What the post-Civil War Reconstruction period introduced was the idea of Black people having rights. Lynchings were one way whites fought that. The point was not to punish Black crimes, but to terrorize any Blacks trying to assert any rights. To keep them “in their place.” Accusations were mere pretexts. A high proportion of lynching victims were completely innocent. There were thousands; more in Mississippi than in any other state.
Yes, lynchings did become festive “holidays.” Revealing they had nothing to do with justice, they were celebrations of white supremacy. And — mostly accompanied by hideous torture — revealing the inhuman cruelty of the perpetrators’ “culture and traditions.”

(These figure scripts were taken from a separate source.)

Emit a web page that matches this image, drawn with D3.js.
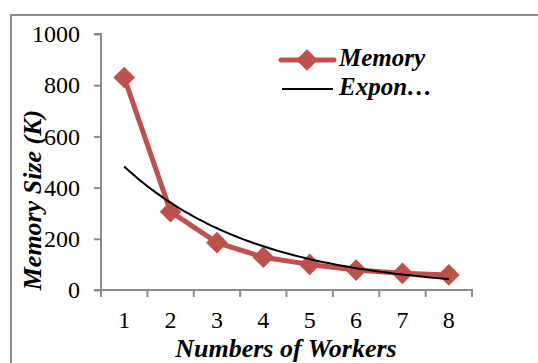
<!DOCTYPE html>
<html>
<head>
<meta charset="utf-8">
<script src="https://cdn.jsdelivr.net/npm/d3@7"></script>
<style>
body{margin:0;background:#fff;}
</style>
</head>
<body>
<div id="chart"></div>
<script>
const workers=["1","2","3","4","5","6","7","8"];
const memory=[830,306,185,128,100,78,65,59];
const yTicks=[0,200,400,600,800,1000];

const serif="'Liberation Serif', 'Times New Roman', Times, serif";
const opt={width:538,height:363,left:101,right:472,top:34,bottom:290}

const svg=d3.select("#chart")
  .append("svg")
  .attr("width",opt.width)
  .attr("height",opt.height)
  .attr("font-family",serif)

// chart frame (right/bottom edges clipped by the window)
svg.append("path")
  .attr("d","M11,"+opt.height+"V15H"+opt.width)
  .attr("fill","none")
  .attr("stroke","#8c8c8c")
  .attr("stroke-width",2)

const xScale=d3.scaleBand()
  .domain(workers)
  .range([opt.left,opt.right])

const yScale=d3.scaleLinear()
  .domain([0,1000])
  .range([opt.bottom,opt.top])

const cx=(d,i)=>xScale(workers[i])+xScale.bandwidth()/2;

// y axis
const yAxis=svg.append("g")
  .attr("transform","translate("+opt.left+",0)")
  .call(d3.axisLeft(yScale).tickValues(yTicks).tickFormat(d3.format("d")).tickSize(7).tickPadding(14))
  .attr("font-family",serif)
yAxis.selectAll("text").attr("font-size","24px").attr("fill","#000")

// x axis, ticks on band edges
const xAxis=svg.append("g")
  .attr("transform","translate(0,"+opt.bottom+")")
  .call(d3.axisBottom(xScale).tickSize(0).tickPadding(21))
  .attr("font-family",serif)
xAxis.selectAll("text").attr("font-size","24px").attr("fill","#000").attr("dy","0.71em")
xAxis.selectAll(".edge")
  .data(d3.range(workers.length+1))
  .enter()
  .append("line")
  .attr("class","edge")
  .attr("x1",(d)=>opt.left+d*xScale.bandwidth())
  .attr("x2",(d)=>opt.left+d*xScale.bandwidth())
  .attr("y1",0)
  .attr("y2",7)

svg.selectAll(".domain, .tick line, .edge")
  .attr("stroke","#8c8c8c")
  .attr("stroke-width",2)
yAxis.select(".domain").attr("d","M-7,"+opt.bottom+"H0V"+opt.top+"H-7")
xAxis.select(".domain").attr("d","M"+opt.left+",7V0H"+opt.right+"V7")

// exponential trendline (least squares on ln y)
const xs=memory.map((d,i)=>i+1);
const lys=memory.map((d)=>Math.log(d));
const mx=d3.mean(xs), my=d3.mean(lys);
const b=d3.sum(xs,(x,i)=>(x-mx)*(lys[i]-my))/d3.sum(xs,(x)=>(x-mx)*(x-mx));
const a=Math.exp(my-b*mx);
const trendX=d3.range(1,8.001,0.1);
const xLin=d3.scaleLinear().domain([1,8]).range([cx(0,0),cx(0,7)]);

// memory series
svg.append("path")
  .datum(memory)
  .attr("d",d3.line().x(cx).y((d)=>yScale(d)))
  .attr("fill","none")
  .attr("stroke","#c0504d")
  .attr("stroke-width",5)
  .attr("stroke-linejoin","round")

const diamond=d3.symbol().type(d3.symbolDiamond2).size(300);
svg.selectAll(".pt")
  .data(memory)
  .enter()
  .append("path")
  .attr("class","pt")
  .attr("d",diamond)
  .attr("transform",(d,i)=>"translate("+cx(d,i)+","+yScale(d)+")")
  .attr("fill","#c0504d")

svg.append("path")
  .datum(trendX)
  .attr("d",d3.line().x((x)=>xLin(x)).y((x)=>yScale(a*Math.exp(b*x))))
  .attr("fill","none")
  .attr("stroke","#000")
  .attr("stroke-width",2)

// axis titles
svg.append("text")
  .attr("transform","translate(41,200) rotate(-90)")
  .attr("text-anchor","middle")
  .attr("font-size","26px")
  .attr("font-weight","bold")
  .attr("font-style","italic")
  .text("Memory Size (K)")

svg.append("text")
  .attr("x",286)
  .attr("y",357)
  .attr("text-anchor","middle")
  .attr("font-size","26px")
  .attr("font-weight","bold")
  .attr("font-style","italic")
  .text("Numbers of Workers")

// legend
const legend=svg.append("g")
legend.append("line")
  .attr("x1",281).attr("x2",334).attr("y1",60).attr("y2",60)
  .attr("stroke","#c0504d").attr("stroke-width",5).attr("stroke-linecap","round")
legend.append("path")
  .attr("d",diamond)
  .attr("transform","translate(307,60)")
  .attr("fill","#c0504d")
legend.append("line")
  .attr("x1",282).attr("x2",333).attr("y1",89).attr("y2",89)
  .attr("stroke","#000").attr("stroke-width",2)
legend.selectAll("text")
  .data(["Memory","Expon…"])
  .enter()
  .append("text")
  .attr("x",339)
  .attr("y",(d,i)=>66+i*29)
  .attr("font-size","25px")
  .attr("font-weight","bold")
  .attr("font-style","italic")
  .text((d)=>d)
</script>
</body>
</html>
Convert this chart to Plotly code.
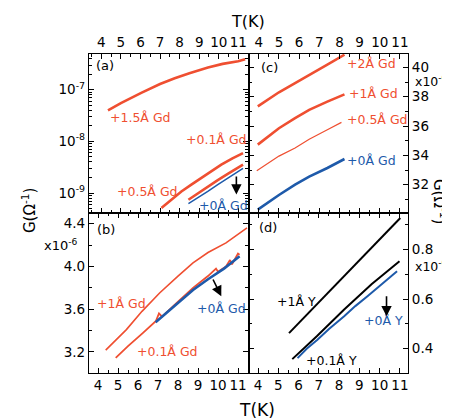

Mobs “have a way of being right?” How about the one that lynched Mary Turner, eight months pregnant, in Georgia on May 19, 1918. Her husband had been lynched the day before — one of seven innocent Blacks lynched for supposed complicity in the death of a white farm owner who had abused them. Mary Turner’s transgression was to protest against her husband’s murder. For that — to teach a lesson — a mob bound Mary’s feet, hanged her upside down from a tree, threw gasoline on her, and burned her clothes off. Then took a butcher knife to cut her baby from her body; one man crushed the crying baby’s head with his foot. Finally Mary was killed by a fusillade of bullets. No one was ever charged with a crime.
“Sentimentality?” Culture and tradition, Mr. Faulkner?
I can’t say I’ll never read Faulkner again. But it will be with lessened pleasure.
* To be sure here, I did some googling, and turned up a master’s thesis discussing Faulkner’s 1931 letter in depth. There’s no basis for thinking it wasn’t straightforward.